[WHAT THIS TASK INVOLVES] The entries below contain pictures. Retype everything except those pictures, exactly as given.

[DATASET ROWS]

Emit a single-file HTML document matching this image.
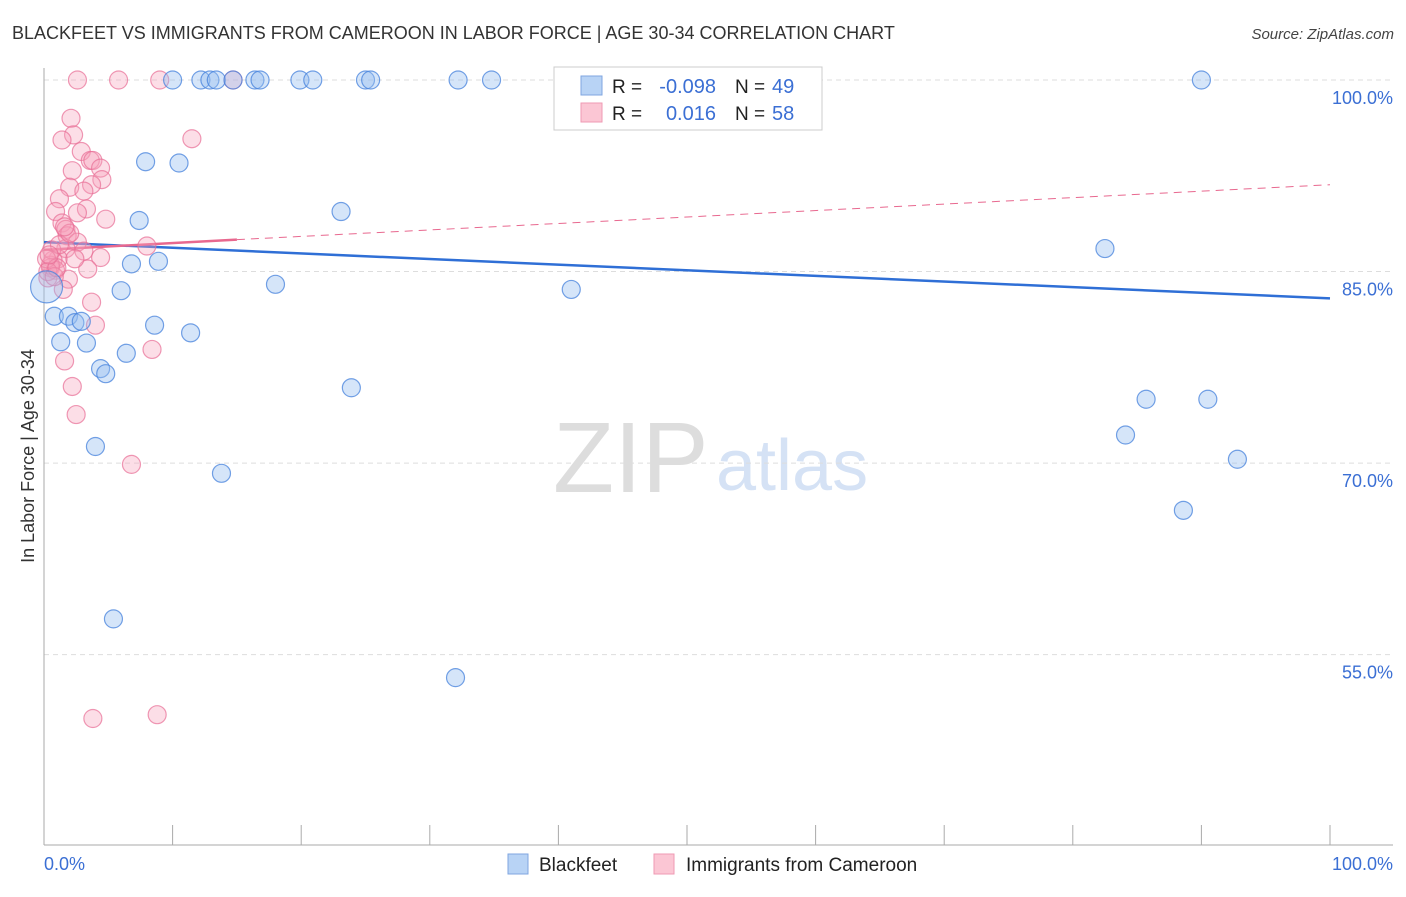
<!DOCTYPE html>
<html><head><meta charset="utf-8">
<style>
body{margin:0;background:#fff;width:1406px;height:892px;overflow:hidden;font-family:"Liberation Sans",sans-serif;}
svg text{font-family:"Liberation Sans",sans-serif;}
</style></head>
<body>
<svg id="chart" width="1406" height="892" viewBox="0 0 1406 892" xmlns="http://www.w3.org/2000/svg">
<text x="12" y="39" font-size="18" fill="#333">BLACKFEET VS IMMIGRANTS FROM CAMEROON IN LABOR FORCE | AGE 30-34 CORRELATION CHART</text>
<text x="1394" y="39" font-size="15" fill="#444" text-anchor="end" font-style="italic">Source: ZipAtlas.com</text>
<text x="553" y="492" font-size="100" fill="#ddd" font-family="Liberation Serif">ZIP</text>
<text x="716" y="490" font-size="72" fill="#d5e2f5">atlas</text>
<text transform="translate(34,456) rotate(-90)" font-size="18" fill="#333" text-anchor="middle">In Labor Force | Age 30-34</text>
<g id="grid"></g>
<g id="axes"></g>
<g id="trend"></g>
<g id="points"></g>
<g>
<rect x="554" y="67" width="268" height="63" fill="#fff" stroke="#ccc"/>
<rect x="581" y="76" width="21" height="19" fill="#b8d3f5" stroke="#7fa6e0"/>
<rect x="581" y="103" width="21" height="19" fill="#fbc6d4" stroke="#ef9ab3"/>
<text x="612" y="93" font-size="19" fill="#222">R =</text>
<text x="716" y="93" font-size="20" fill="#3b6fd4" text-anchor="end">-0.098</text>
<text x="735" y="93" font-size="19" fill="#222">N =</text>
<text x="772" y="93" font-size="20" fill="#3b6fd4">49</text>
<text x="612" y="120" font-size="19" fill="#222">R =</text>
<text x="716" y="120" font-size="20" fill="#3b6fd4" text-anchor="end">0.016</text>
<text x="735" y="120" font-size="19" fill="#222">N =</text>
<text x="772" y="120" font-size="20" fill="#3b6fd4">58</text>
</g>
<g>
<rect x="508" y="854" width="20" height="20" fill="#b8d3f5" stroke="#7fa6e0"/>
<text x="539" y="871" font-size="19" fill="#222">Blackfeet</text>
<rect x="654" y="854" width="20" height="20" fill="#fbc6d4" stroke="#ef9ab3"/>
<text x="686" y="871" font-size="19" fill="#222">Immigrants from Cameroon</text>
</g>
</svg>
<script>
const xTicks=[0,10,20,30,40,50,60,70,80,90,100];
const yTicks=[100,85,70,55];
const yTickLabels=["100.0%","85.0%","70.0%","55.0%"];
const blueX=[10,12.2,12.9,13.4,14.7,16.4,16.8,19.9,20.9,25.0,25.4,32.2,34.8,40.5,47.6,50.1,90.0,7.9,10.5,7.4,23.1,6.8,8.9,6.0,18.0,41.0,82.5,0.8,1.9,2.4,2.9,1.3,3.3,8.6,11.4,6.4,4.4,4.8,23.9,4.0,13.8,85.7,90.5,84.1,92.8,88.6,5.4,32.0,0.2];
const blueY=[100,100,100,100,100,100,100,100,100,100,100,100,100,100,100,100,100,93.6,93.5,89.0,89.7,85.6,85.8,83.5,84.0,83.6,86.8,81.5,81.5,81.0,81.1,79.5,79.4,80.8,80.2,78.6,77.4,77.0,75.9,71.3,69.2,75.0,75.0,72.2,70.3,66.3,57.8,53.2,83.8];
const pinkX=[2.6,5.8,9.0,14.7,2.1,2.3,1.4,11.5,2.9,3.6,3.8,4.4,2.2,4.5,3.7,2.0,3.1,1.2,0.9,3.3,2.6,4.8,1.4,1.7,1.8,2.6,8.0,1.7,4.4,1.1,0.7,0.5,0.9,3.4,1.9,0.3,1.5,3.7,4.0,8.4,1.6,2.2,2.5,6.8,3.8,8.8,0.5,0.6,0.2,3.1,1.2,2.4,0.3,0.8,1.0,2.0,0.4,1.6];
const pinkY=[100,100,100,100,97.0,95.7,95.3,95.4,94.4,93.7,93.7,93.1,92.9,92.2,91.8,91.6,91.3,90.7,89.7,89.9,89.6,89.1,88.8,88.3,87.8,87.3,87.0,86.8,86.1,86.0,85.9,85.3,85.1,85.2,84.4,84.5,83.6,82.6,80.8,78.9,78.0,76.0,73.8,69.9,50.0,50.3,85.5,86.7,86.0,86.6,87.1,86.0,85.0,84.6,85.3,88.0,86.3,88.5];
const blueTrend=[[0,87.3],[100,82.9]];
const pinkTrend=[[0,86.7],[15,87.5]];
const pinkTrendExt=[[15,87.5],[100,91.8]];

const X0=44,X1=1330,Y100=80,PX=12.77;
function xs(v){return X0+(X1-X0)*v/100;}
function ys(v){return Y100+(100-v)*PX;}
const NS="http://www.w3.org/2000/svg";
function mk(tag,attrs,parent){const e=document.createElementNS(NS,tag);for(const k in attrs)e.setAttribute(k,attrs[k]);parent.appendChild(e);return e;}
const grid=document.getElementById('grid'),axes=document.getElementById('axes'),tr=document.getElementById('trend'),pts=document.getElementById('points');
yTicks.forEach((t,i)=>{
 const l=mk('line',{x1:X0,x2:1393,y1:ys(t),y2:ys(t),stroke:'#ddd','stroke-dasharray':'5,4'},grid);
 
 
 const tx=mk('text',{x:1393,y:ys(t)+24,'font-size':18,fill:'#3b6fd4','text-anchor':'end'},axes);
 tx.textContent=yTickLabels[i];
 
 
});
let a=mk('line',{x1:X0,x2:X0,y1:68,y2:845,stroke:'#aaa'},axes);


a=mk('line',{x1:X0,x2:1393,y1:845,y2:845,stroke:'#aaa'},axes);


xTicks.forEach(t=>{
 const l=mk('line',{x1:xs(t),x2:xs(t),y1:825,y2:845,stroke:'#aaa'},axes);
 
 
});
let t0=mk('text',{x:44,y:870,'font-size':18,fill:'#3b6fd4'},axes);t0.textContent='0.0%';


let t1=mk('text',{x:1393,y:870,'font-size':18,fill:'#3b6fd4','text-anchor':'end'},axes);t1.textContent='100.0%';


function dot(x,y,fill,stroke,name,r){
 const c=mk('circle',{cx:xs(x),cy:ys(y),r:r||9,fill:fill,stroke:stroke,'stroke-width':1.2},pts);
 
 
}
pinkX.forEach((x,i)=>dot(x,pinkY[i],'rgba(246,160,185,0.35)','rgba(232,110,150,0.7)','cameroon-point'));
blueX.forEach((x,i)=>dot(x,blueY[i],'rgba(150,190,240,0.4)','rgba(70,130,220,0.75)','blackfeet-point',i===blueX.length-1?16:9));
let b=mk('line',{x1:xs(blueTrend[0][0]),y1:ys(blueTrend[0][1]),x2:xs(blueTrend[1][0]),y2:ys(blueTrend[1][1]),stroke:'#2f6fd6','stroke-width':2.5},tr);


let p=mk('line',{x1:xs(pinkTrend[0][0]),y1:ys(pinkTrend[0][1]),x2:xs(pinkTrend[1][0]),y2:ys(pinkTrend[1][1]),stroke:'#e8688f','stroke-width':2.5},tr);


let pe=mk('line',{x1:xs(pinkTrendExt[0][0]),y1:ys(pinkTrendExt[0][1]),x2:xs(pinkTrendExt[1][0]),y2:ys(pinkTrendExt[1][1]),stroke:'#e8688f','stroke-width':1,'stroke-dasharray':'8,6'},tr);


</script>
</body></html>
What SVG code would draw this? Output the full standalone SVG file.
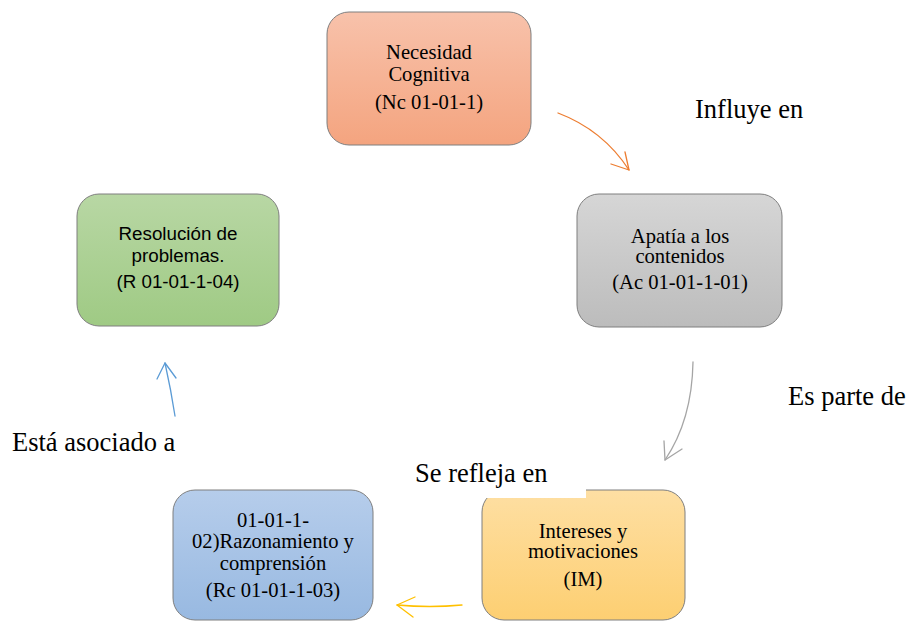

[OUTPUT OF THE TASK]
Emit a single-file HTML document matching this image.
<!DOCTYPE html>
<html><head><meta charset="utf-8">
<style>
body{margin:0;background:#fff;width:1406px;height:892px;overflow:hidden;font-family:"Liberation Sans",sans-serif;}
svg text{font-family:"Liberation Sans",sans-serif;}
</style></head>
<body>
<svg id="chart" width="1406" height="892" viewBox="0 0 1406 892" xmlns="http://www.w3.org/2000/svg">
<text x="12" y="39" font-size="18" fill="#333">BLACKFEET VS IMMIGRANTS FROM CAMEROON IN LABOR FORCE | AGE 30-34 CORRELATION CHART</text>
<text x="1394" y="39" font-size="15" fill="#444" text-anchor="end" font-style="italic">Source: ZipAtlas.com</text>
<text x="553" y="492" font-size="100" fill="#ddd" font-family="Liberation Serif">ZIP</text>
<text x="716" y="490" font-size="72" fill="#d5e2f5">atlas</text>
<text transform="translate(34,456) rotate(-90)" font-size="18" fill="#333" text-anchor="middle">In Labor Force | Age 30-34</text>
<g id="grid"></g>
<g id="axes"></g>
<g id="trend"></g>
<g id="points"></g>
<g>
<rect x="554" y="67" width="268" height="63" fill="#fff" stroke="#ccc"/>
<rect x="581" y="76" width="21" height="19" fill="#b8d3f5" stroke="#7fa6e0"/>
<rect x="581" y="103" width="21" height="19" fill="#fbc6d4" stroke="#ef9ab3"/>
<text x="612" y="93" font-size="19" fill="#222">R =</text>
<text x="716" y="93" font-size="20" fill="#3b6fd4" text-anchor="end">-0.098</text>
<text x="735" y="93" font-size="19" fill="#222">N =</text>
<text x="772" y="93" font-size="20" fill="#3b6fd4">49</text>
<text x="612" y="120" font-size="19" fill="#222">R =</text>
<text x="716" y="120" font-size="20" fill="#3b6fd4" text-anchor="end">0.016</text>
<text x="735" y="120" font-size="19" fill="#222">N =</text>
<text x="772" y="120" font-size="20" fill="#3b6fd4">58</text>
</g>
<g>
<rect x="508" y="854" width="20" height="20" fill="#b8d3f5" stroke="#7fa6e0"/>
<text x="539" y="871" font-size="19" fill="#222">Blackfeet</text>
<rect x="654" y="854" width="20" height="20" fill="#fbc6d4" stroke="#ef9ab3"/>
<text x="686" y="871" font-size="19" fill="#222">Immigrants from Cameroon</text>
</g>
</svg>
<script>
const xTicks=[0,10,20,30,40,50,60,70,80,90,100];
const yTicks=[100,85,70,55];
const yTickLabels=["100.0%","85.0%","70.0%","55.0%"];
const blueX=[10,12.2,12.9,13.4,14.7,16.4,16.8,19.9,20.9,25.0,25.4,32.2,34.8,40.5,47.6,50.1,90.0,7.9,10.5,7.4,23.1,6.8,8.9,6.0,18.0,41.0,82.5,0.8,1.9,2.4,2.9,1.3,3.3,8.6,11.4,6.4,4.4,4.8,23.9,4.0,13.8,85.7,90.5,84.1,92.8,88.6,5.4,32.0,0.2];
const blueY=[100,100,100,100,100,100,100,100,100,100,100,100,100,100,100,100,100,93.6,93.5,89.0,89.7,85.6,85.8,83.5,84.0,83.6,86.8,81.5,81.5,81.0,81.1,79.5,79.4,80.8,80.2,78.6,77.4,77.0,75.9,71.3,69.2,75.0,75.0,72.2,70.3,66.3,57.8,53.2,83.8];
const pinkX=[2.6,5.8,9.0,14.7,2.1,2.3,1.4,11.5,2.9,3.6,3.8,4.4,2.2,4.5,3.7,2.0,3.1,1.2,0.9,3.3,2.6,4.8,1.4,1.7,1.8,2.6,8.0,1.7,4.4,1.1,0.7,0.5,0.9,3.4,1.9,0.3,1.5,3.7,4.0,8.4,1.6,2.2,2.5,6.8,3.8,8.8,0.5,0.6,0.2,3.1,1.2,2.4,0.3,0.8,1.0,2.0,0.4,1.6];
const pinkY=[100,100,100,100,97.0,95.7,95.3,95.4,94.4,93.7,93.7,93.1,92.9,92.2,91.8,91.6,91.3,90.7,89.7,89.9,89.6,89.1,88.8,88.3,87.8,87.3,87.0,86.8,86.1,86.0,85.9,85.3,85.1,85.2,84.4,84.5,83.6,82.6,80.8,78.9,78.0,76.0,73.8,69.9,50.0,50.3,85.5,86.7,86.0,86.6,87.1,86.0,85.0,84.6,85.3,88.0,86.3,88.5];
const blueTrend=[[0,87.3],[100,82.9]];
const pinkTrend=[[0,86.7],[15,87.5]];
const pinkTrendExt=[[15,87.5],[100,91.8]];

const X0=44,X1=1330,Y100=80,PX=12.77;
function xs(v){return X0+(X1-X0)*v/100;}
function ys(v){return Y100+(100-v)*PX;}
const NS="http://www.w3.org/2000/svg";
function mk(tag,attrs,parent){const e=document.createElementNS(NS,tag);for(const k in attrs)e.setAttribute(k,attrs[k]);parent.appendChild(e);return e;}
const grid=document.getElementById('grid'),axes=document.getElementById('axes'),tr=document.getElementById('trend'),pts=document.getElementById('points');
yTicks.forEach((t,i)=>{
 const l=mk('line',{x1:X0,x2:1393,y1:ys(t),y2:ys(t),stroke:'#ddd','stroke-dasharray':'5,4'},grid);
 
 
 const tx=mk('text',{x:1393,y:ys(t)+24,'font-size':18,fill:'#3b6fd4','text-anchor':'end'},axes);
 tx.textContent=yTickLabels[i];
 
 
});
let a=mk('line',{x1:X0,x2:X0,y1:68,y2:845,stroke:'#aaa'},axes);


a=mk('line',{x1:X0,x2:1393,y1:845,y2:845,stroke:'#aaa'},axes);


xTicks.forEach(t=>{
 const l=mk('line',{x1:xs(t),x2:xs(t),y1:825,y2:845,stroke:'#aaa'},axes);
 
 
});
let t0=mk('text',{x:44,y:870,'font-size':18,fill:'#3b6fd4'},axes);t0.textContent='0.0%';


let t1=mk('text',{x:1393,y:870,'font-size':18,fill:'#3b6fd4','text-anchor':'end'},axes);t1.textContent='100.0%';


function dot(x,y,fill,stroke,name,r){
 const c=mk('circle',{cx:xs(x),cy:ys(y),r:r||9,fill:fill,stroke:stroke,'stroke-width':1.2},pts);
 
 
}
pinkX.forEach((x,i)=>dot(x,pinkY[i],'rgba(246,160,185,0.35)','rgba(232,110,150,0.7)','cameroon-point'));
blueX.forEach((x,i)=>dot(x,blueY[i],'rgba(150,190,240,0.4)','rgba(70,130,220,0.75)','blackfeet-point',i===blueX.length-1?16:9));
let b=mk('line',{x1:xs(blueTrend[0][0]),y1:ys(blueTrend[0][1]),x2:xs(blueTrend[1][0]),y2:ys(blueTrend[1][1]),stroke:'#2f6fd6','stroke-width':2.5},tr);


let p=mk('line',{x1:xs(pinkTrend[0][0]),y1:ys(pinkTrend[0][1]),x2:xs(pinkTrend[1][0]),y2:ys(pinkTrend[1][1]),stroke:'#e8688f','stroke-width':2.5},tr);


let pe=mk('line',{x1:xs(pinkTrendExt[0][0]),y1:ys(pinkTrendExt[0][1]),x2:xs(pinkTrendExt[1][0]),y2:ys(pinkTrendExt[1][1]),stroke:'#e8688f','stroke-width':1,'stroke-dasharray':'8,6'},tr);


</script>
</body></html>
What SVG code would draw this? Output the full standalone SVG file.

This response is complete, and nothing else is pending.